Un discorso analogo si può fare per la più recente Villa di Costozza, vicino Vicenza, rinfrescata da un sistema di ventilazione ingegnoso – come racconta nelle sue memorie Galileo Galilei, che vi soggiornò. Qui, grazie a condotti interrati chiamati ventidotti, l’aria fresca che si trovava nel sistema di grotte del Monte Bromisio veniva incanalata e trasportata nelle ville: così gli appartamenti al piano terra potevano godere di una vera e propria aria condizionata, regolabile tramite delle griglie da tenere aperte o chiuse. Il sistema funzionava fin troppo bene e Galileo racconta di aver sofferto di artrite dopo essersi assopito sopra a una delle antiche ventole di aerazione. Costruire in armonia con l’ambiente era, un tempo, una necessità; oggi può diventare una risorsa. Un altro esempio? La notissima qasbah di Ait Ben Haddou, un vero e proprio ksar – cioè un villaggio fortificato – nel cuore del Marocco. I suoi muri spessi in pietra cruda sono in grado di trattenere il calore e l’umidità durante il giorno e rilasciarli nel corso della notte, che qui può essere anche molto fredda, fino a toccare in inverno gli 0°. Questi muri sono eretti con materiali semplicissimi: paglia, sassi e fango rosso, elementi economici e facilmente degradabili: la pietra cruda può quindi rappresentare anche oggi una risorsa per uno sviluppo edilizio sostenibile.
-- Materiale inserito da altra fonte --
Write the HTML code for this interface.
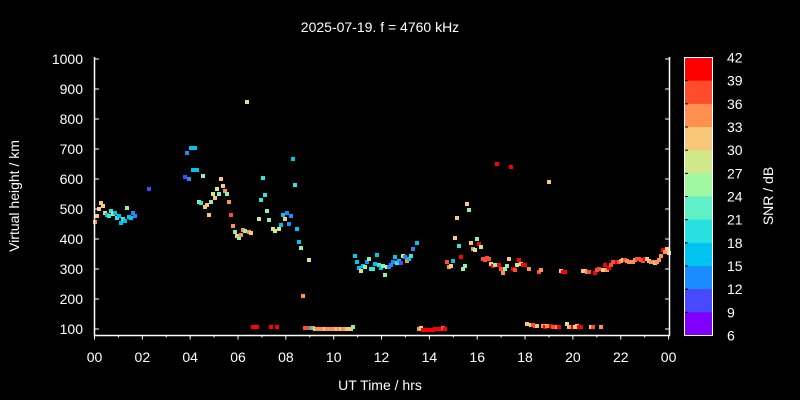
<!DOCTYPE html>
<html><head><meta charset="utf-8">
<style>
html,body{margin:0;padding:0;background:#000;}
svg{display:block;font-family:"Liberation Sans",sans-serif;}
</style></head><body>
<svg id="s" width="800" height="400" viewBox="0 0 800 400" xmlns="http://www.w3.org/2000/svg">
<rect width="800" height="400" fill="#000"/>
<text x="380" y="32" fill="#fff" font-size="14" text-anchor="middle">2025-07-19. f = 4760 kHz</text>
<g id="pts"></g>
<g stroke="#fff" stroke-width="1.5" fill="none">
<path d="M94.5 57 V335.5 H669.5 V57"/>
</g>
<g id="ax" stroke="#fff" stroke-width="1"></g>
<g id="lab" fill="#fff" font-size="14"></g>
<text x="380" y="390" fill="#fff" font-size="14" text-anchor="middle">UT Time / hrs</text>
<text transform="translate(19,196) rotate(-90)" fill="#fff" font-size="14" text-anchor="middle">Virtual height / km</text>
<g id="cb"></g>
<rect x="684.5" y="57.5" width="28" height="278" fill="none" stroke="#fff" stroke-width="1"/>
<text transform="translate(773,196) rotate(-90)" fill="#fff" font-size="14" text-anchor="middle">SNR / dB</text>
</svg>
<script>
var C={p:"#8000ff",bv:"#4848ff",b:"#1a8cff",c:"#00c4f0",a:"#30e8d8",l:"#90f0a8",y:"#d0e888",lo:"#f8c878",o:"#ff9050",or:"#ff4c2c",r:"#ff0000"};
var ns="http://www.w3.org/2000/svg";
function el(t,a,p){var e=document.createElementNS(ns,t);for(var k in a)e.setAttribute(k,a[k]);p.appendChild(e);return e;}
var ax=document.getElementById('ax'),lab=document.getElementById('lab'),cb=document.getElementById('cb'),pts=document.getElementById('pts');
// y ticks
for(var v=100;v<=1000;v+=100){var y=329-(v-100)*0.3;
el('line',{x1:94.5,x2:99,y1:y,y2:y},ax);el('line',{x1:665,x2:669.5,y1:y,y2:y},ax);
var t=el('text',{x:83,y:y+5,'text-anchor':'end'},lab);t.textContent=v;}
// x ticks
for(var h=0;h<=24;h++){var x=94.5+h*23.92;var L=h%2==0?4:2;
el('line',{x1:x,x2:x,y1:335.5,y2:335.5+L},ax);
if(h%2==0){var t=el('text',{x:x,y:362,'text-anchor':'middle'},lab);t.textContent=(h%24<10?'0':'')+(h%24);}}
// colorbar
var cols=[C.r,C.or,C.o,C.lo,C.y,C.l,C.a,C.c,C.b,C.bv,"#6a3cff",C.p];
cols=["#ff0000","#ff4c2c","#ff9050","#f8c878","#d0e888","#a0f8a0","#60f0c8","#28e0e0","#00c4f0","#4848ff","#4848ff","#8000ff"];
cols[9]="#1a8cff";
var bh=278/12;
for(var i=0;i<12;i++){el('rect',{x:684.5,y:57.5+i*bh,width:28,height:bh+0.5,fill:cols[i]},cb);}
for(var i=0;i<=12;i++){var yy=57.5+i*bh;el('line',{x1:684.5,x2:688,y1:yy,y2:yy,stroke:'#000'},cb);
var t=el('text',{x:727,y:yy+5,fill:'#fff','font-size':14},cb);t.textContent=42-3*i;}
var D=[[95,222,'o'],[97,216,'lo'],[99,209,'lo'],[101,203,'lo'],[103,206,'lo'],[105,213,'lo'],[107,215,'c'],[109,216,'a'],[111,211,'a'],[113,214,'l'],[115,213,'c'],[117,218,'a'],[119,216,'c'],[121,223,'c'],[123,219,'a'],[125,221,'c'],[127,208,'l'],[129,217,'c'],[131,218,'c'],[133,213,'b'],[135,216,'b'],[149,189,'bv'],
[185,177,'bv'],[187,153,'b'],[189,179,'b'],[191,148,'c'],[193,170,'c'],[195,148,'c'],[197,170,'c'],[199,202,'l'],[201,203,'a'],[203,176,'l'],[205,207,'lo'],[207,205,'lo'],[209,215,'lo'],[211,202,'l'],[213,194,'y'],[215,198,'lo'],[217,189,'y'],[219,194,'l'],[221,179,'lo'],[223,186,'lo'],[225,191,'o'],[227,194,'l'],[229,202,'o'],[231,215,'or'],[233,226,'o'],[235,232,'l'],[237,236,'lo'],[239,238,'l'],[241,235,'o'],[243,230,'o'],[245,231,'l'],[247,102,'y'],[249,232,'o'],[251,233,'lo'],
[253,327,'r'],[255,327,'r'],[257,327,'r'],[259,219,'y'],[261,200,'a'],[263,178,'a'],[265,195,'a'],[267,211,'l'],[269,220,'l'],[271,327,'r'],[273,229,'y'],[275,231,'y'],[277,327,'r'],[279,229,'y'],[281,225,'c'],[283,215,'c'],[285,219,'lo'],[287,213,'b'],[289,224,'b'],[291,216,'b'],[293,159,'c'],[295,185,'a'],[297,229,'c'],[299,242,'c'],[301,248,'l'],[303,296,'o'],[305,328,'or'],[307,328,'or'],[309,260,'y'],[311,328,'c'],[313,328,'o'],[315,329,'l'],[317,329,'o'],[319,329,'o'],[321,329,'o'],[323,329,'o'],[325,329,'lo'],[327,329,'o'],[329,329,'o'],[331,329,'o'],[333,329,'o'],[335,329,'o'],[337,329,'lo'],[339,329,'o'],[341,329,'lo'],[343,329,'o'],[345,329,'o'],[347,329,'lo'],[349,329,'lo'],[351,329,'lo'],[353,327,'l'],
[355,256,'c'],[357,262,'c'],[359,268,'c'],[361,271,'y'],[363,266,'c'],[365,267,'l'],[367,262,'b'],[369,259,'l'],[371,269,'a'],[373,269,'a'],[375,264,'c'],[377,255,'c'],[379,265,'a'],[381,268,'c'],[383,266,'l'],[385,275,'l'],[387,267,'y'],[389,267,'b'],[391,265,'b'],[393,262,'b'],[395,257,'c'],[397,263,'a'],[399,261,'c'],[401,263,'bv'],[403,256,'y'],[405,257,'b'],[407,261,'o'],[409,259,'c'],[411,256,'a'],[413,249,'b'],[417,243,'c'],
[419,329,'o'],[421,328,'lo'],[423,330,'r'],[425,330,'r'],[427,330,'r'],[429,330,'r'],[431,330,'r'],[433,330,'r'],[435,329,'r'],[437,329,'r'],[439,329,'r'],[441,329,'r'],[443,328,'or'],[445,329,'r'],
[447,262,'or'],[449,267,'o'],[451,266,'lo'],[453,261,'c'],[455,238,'lo'],[457,218,'lo'],[459,246,'a'],[461,257,'r'],[463,269,'l'],[465,266,'l'],[467,204,'lo'],[469,210,'l'],[471,243,'lo'],[473,249,'o'],[475,250,'y'],[477,239,'l'],[479,244,'r'],[481,247,'y'],[483,259,'or'],[485,260,'or'],[487,258,'or'],[489,259,'or'],[491,264,'lo'],[493,266,'r'],[495,265,'l'],[497,164,'r'],[499,265,'r'],[501,269,'or'],[503,273,'o'],[505,269,'l'],[507,266,'l'],[509,259,'lo'],[511,167,'r'],[513,269,'r'],[515,270,'or'],[517,265,'y'],[519,260,'r'],[521,264,'lo'],[523,265,'r'],[525,265,'r'],[527,324,'lo'],[529,269,'o'],[531,325,'lo'],[533,325,'or'],[535,326,'or'],[537,326,'lo'],[539,272,'or'],[541,270,'o'],[543,326,'o'],[545,327,'r'],[547,326,'o'],[549,182,'lo'],[551,326,'r'],[553,327,'or'],[555,327,'or'],[557,327,'o'],[559,327,'r'],[561,271,'lo'],[563,272,'r'],[565,272,'r'],[567,324,'y'],[569,327,'lo'],[571,327,'o'],[573,327,'r'],[575,327,'lo'],[577,326,'lo'],[579,327,'r'],[581,327,'r'],[583,271,'lo'],[585,271,'lo'],[587,272,'o'],[589,272,'or'],[591,327,'lo'],[593,327,'or'],[595,273,'r'],[597,270,'or'],[599,269,'or'],[601,327,'o'],[603,270,'lo'],[605,265,'r'],[607,270,'o'],[609,268,'r'],[611,265,'or'],[613,262,'or'],[615,262,'or'],[617,262,'r'],[619,262,'or'],[621,261,'o'],[623,260,'lo'],[625,260,'or'],[627,261,'o'],[629,262,'o'],[631,262,'o'],[633,262,'o'],[635,260,'o'],[637,259,'or'],[639,259,'or'],[641,260,'or'],[643,261,'or'],[645,259,'r'],[647,259,'lo'],[649,261,'lo'],[651,262,'o'],[653,262,'o'],[655,263,'lo'],[657,262,'o'],[659,260,'o'],[661,256,'o'],[663,250,'r'],[665,252,'o'],[667,249,'lo'],[669,253,'lo']];
D.forEach(function(d){el('rect',{x:d[0]-2,y:d[1]-2,width:4,height:4,fill:C[d[2]]},pts);});
</script>
</body></html>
In India, recuperare l’antica tradizione degli stepwell – i monumentali pozzi a gradini che si sviluppano in diversi livelli sotterranei – potrebbe essere una risposta alla crisi idrica che ciclicamente investe il paese. Sfruttare il sottosuolo infatti risolverebbe anche i problemi di sovrappopolamento o di vivibilità in aree climaticamente complesse. Come accade già, per esempio, a Montreal, dove il complesso del Réso si estende sotto la città con uffici, locali e centri commerciali: un vero e proprio mondo sotterraneo utile per sfuggire alle rigidità invernali, che a quelle latitudini toccano temperature anche inferiori ai –10° (almeno per ora…). Del resto le città ipogee sono una soluzione a cui l’essere umano ha ricorso da sempre, dai nostrani Sassi di Matera fino a Derinkuyu in Cappadocia, un insediamento scavato nelle viscere della terra per oltre ottanta metri di profondità: uno strategico rifugio contro gli invasori già da Senofonte nelle sue Anabasi.
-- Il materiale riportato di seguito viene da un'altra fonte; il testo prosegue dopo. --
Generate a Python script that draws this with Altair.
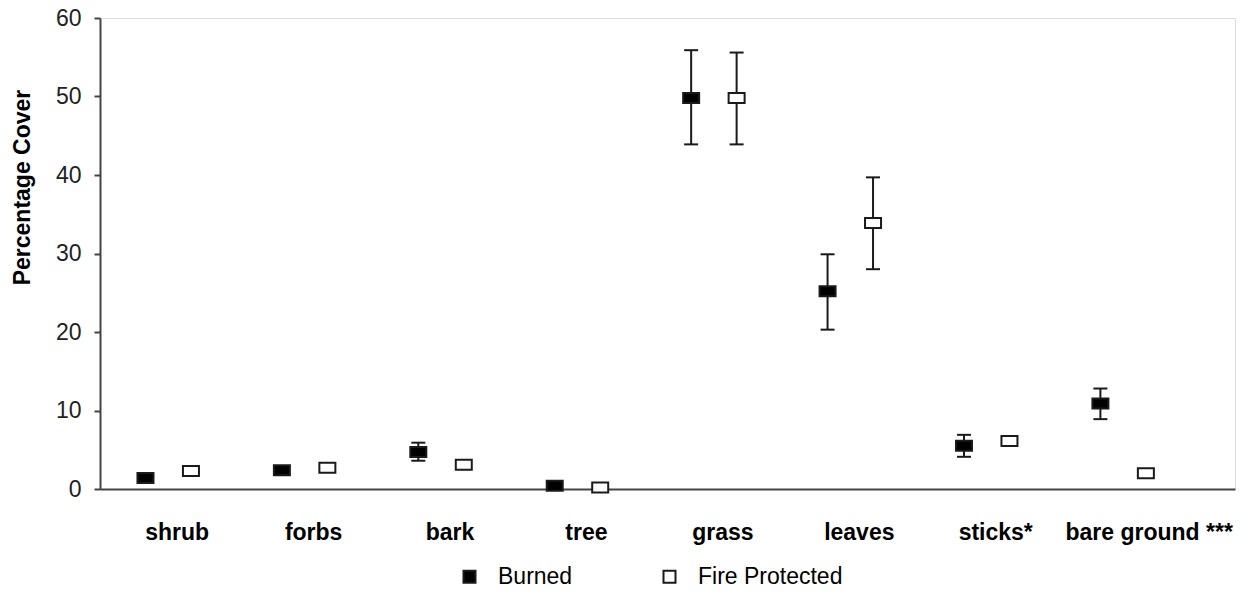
import altair as alt
import pandas as pd

categories = ["shrub", "forbs", "bark", "tree", "grass", "leaves", "sticks*", "bare ground ***"]
groups = ["Burned", "Fire Protected"]

burned = [1.4, 2.4, 4.7, 0.4, 49.8, 25.2, 5.5, 10.9]
burned_low = [None, None, 3.6, None, 43.9, 20.3, 4.1, 8.9]
burned_high = [None, None, 5.9, None, 55.9, 29.9, 6.9, 12.8]

protected = [2.3, 2.7, 3.1, 0.2, 49.8, 33.9, 6.1, 2.0]
protected_low = [None, None, None, None, 43.9, 28.0, None, None]
protected_high = [None, None, None, None, 55.6, 39.7, None, None]

rows = []
for i, c in enumerate(categories):
    rows.append(dict(category=c, group=groups[0], value=burned[i], low=burned_low[i], high=burned_high[i]))
    rows.append(dict(category=c, group=groups[1], value=protected[i], low=protected_low[i], high=protected_high[i]))
df = pd.DataFrame(rows)
err = df.dropna(subset=["low", "high"])

FONT = "Liberation Sans, Arial, sans-serif"
FS = 23
INK = "#1a1a1a"
AXIS = "#444444"

x_enc = alt.X(
    "category:N",
    sort=categories,
    scale=alt.Scale(paddingInner=0, paddingOuter=0.16, align=0),
    axis=alt.Axis(
        title=None, labelAngle=0, ticks=False, tickSize=0, labelPadding=50,
        labelBaseline="alphabetic", labelFont=FONT, labelFontSize=FS, labelFontWeight="bold",
        labelColor="black", domainColor=AXIS, domainWidth=2, labelLimit=300,
        labelOffset={"condition": {"test": "datum.label == 'bare ground ***'", "value": 26}, "value": 9},
    ),
)
xoff = alt.XOffset("group:N", sort=groups, scale=alt.Scale(paddingInner=0, paddingOuter=0.5))
y_scale = alt.Scale(domain=[0, 60], nice=False)

rules = alt.Chart(err).mark_rule(color=INK, strokeWidth=2).encode(
    x=x_enc, xOffset=xoff,
    y=alt.Y("low:Q", scale=y_scale),
    y2="high:Q",
)
cap_low = alt.Chart(err).mark_tick(color=INK, thickness=2, size=14, opacity=1, orient="horizontal").encode(
    x=x_enc, xOffset=xoff, y=alt.Y("low:Q", scale=y_scale)
)
cap_high = alt.Chart(err).mark_tick(color=INK, thickness=2, size=14, opacity=1, orient="horizontal").encode(
    x=x_enc, xOffset=xoff, y=alt.Y("high:Q", scale=y_scale)
)

points = alt.Chart(df).mark_point(
    shape="M-1,-0.625L1,-0.625L1,0.625L-1,0.625Z", size=256, filled=True,
    stroke=INK, strokeWidth=2, opacity=1,
).encode(
    x=x_enc, xOffset=xoff,
    y=alt.Y(
        "value:Q", scale=y_scale,
        axis=alt.Axis(
            title="Percentage Cover", values=[0, 10, 20, 30, 40, 50, 60], grid=False,
            tickSize=6, tickWidth=2, tickColor=AXIS, domainColor=AXIS, domainWidth=2,
            labelFont=FONT, labelFontSize=FS, labelColor="#222222", labelPadding=13,
            titleFont=FONT, titleFontSize=FS, titleFontWeight="bold", titleColor="black",
            titleX=-71, titleY=169, titleAngle=270, titleAlign="center", titleBaseline="alphabetic",
        ),
    ),
    fill=alt.Fill(
        "group:N", sort=groups,
        scale=alt.Scale(domain=groups, range=["black", "white"]),
        legend=alt.Legend(
            title=None, orient="none", direction="horizontal", legendX=358, legendY=547,
            symbolType="square", symbolSize=144, symbolStrokeColor=INK, symbolStrokeWidth=2,
            labelFont=FONT, labelFontSize=FS, labelColor="black", labelOffset=17,
            columnPadding=85, padding=0,
        ),
    ),
)

chart = alt.layer(rules, cap_low, cap_high, points).properties(
    width=1135, height=471,
    autosize=alt.AutoSizeParams(type="none"),
    padding={"left": 100, "top": 18, "right": 17, "bottom": 106},
).configure_view(stroke=None).configure(background="white")

chart.save("out.html", embed_options={"renderer": "svg", "actions": False})
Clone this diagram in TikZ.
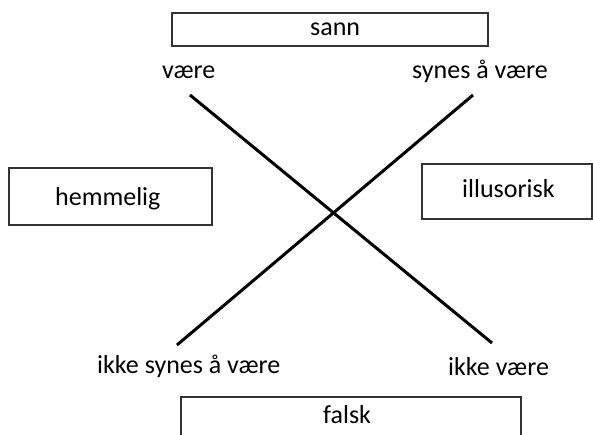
\documentclass[tikz,border=0pt]{standalone}
\usepackage{fontspec}
\setmainfont{Carlito}
\tikzset{
  box/.style={draw=black!80, line width=1.3pt},
  lbl/.style={font=\fontsize{26}{30}\selectfont, inner sep=0pt},
  cross/.style={line width=3pt, black}
}
\begin{document}
\begin{tikzpicture}[x=1pt,y=-1pt]
\useasboundingbox (0,0) rectangle (593,434);
% boxes
\draw[box] (172,13) rectangle (488,46);
\node[lbl, anchor=base west] (sann) at (310,35) {sann};
\draw[box] (9,168) rectangle (212,225);
\node[lbl, anchor=base west] (hem) at (55,205) {hemmelig};
\draw[box] (422,164) rectangle (592,219);
\node[lbl, anchor=base west] (ill) at (462,197) {illusorisk};
\draw[box] (181,397) rectangle (521,445);
\node[lbl, anchor=base west] (fal) at (323,423) {falsk};
% labels
\node[lbl, anchor=base west] (v) at (162,78) {være};
\node[lbl, anchor=base west] (sv) at (412,78) {synes å være};
\node[lbl, anchor=base west] (isv) at (97,373) {ikke synes å være};
\node[lbl, anchor=base west] (iv) at (448,375) {ikke være};
% cross lines
\coordinate (a1) at (190,95);
\coordinate (a2) at (492,343);
\coordinate (b1) at (473,95);
\coordinate (b2) at (177,345);
\draw[cross] (a1) -- (a2);
\draw[cross] (b1) -- (b2);
\end{tikzpicture}
\end{document}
In questo agile volume Cucinella raccoglie così un esteso set di tecniche costruttive ancestrali che faremmo bene a tenere a mente, tanto più in seguito agli effetti che la pandemia ha impresso sul nostro stile di vita, spingendoci a mettere in discussione, tra le altre cose, anche il modo in cui viviamo i nostri spazi privati e pubblici. Ripartire dalla fantasia e dalla grande capacità di adattamento e sopravvivenza dei nostri antenati ci può fornire strumenti intelligenti per costruire e vivere in maggior sintonia coi nostri ecosistemi, recuperando un rapporto più sano con gli habitat che ci ospitano.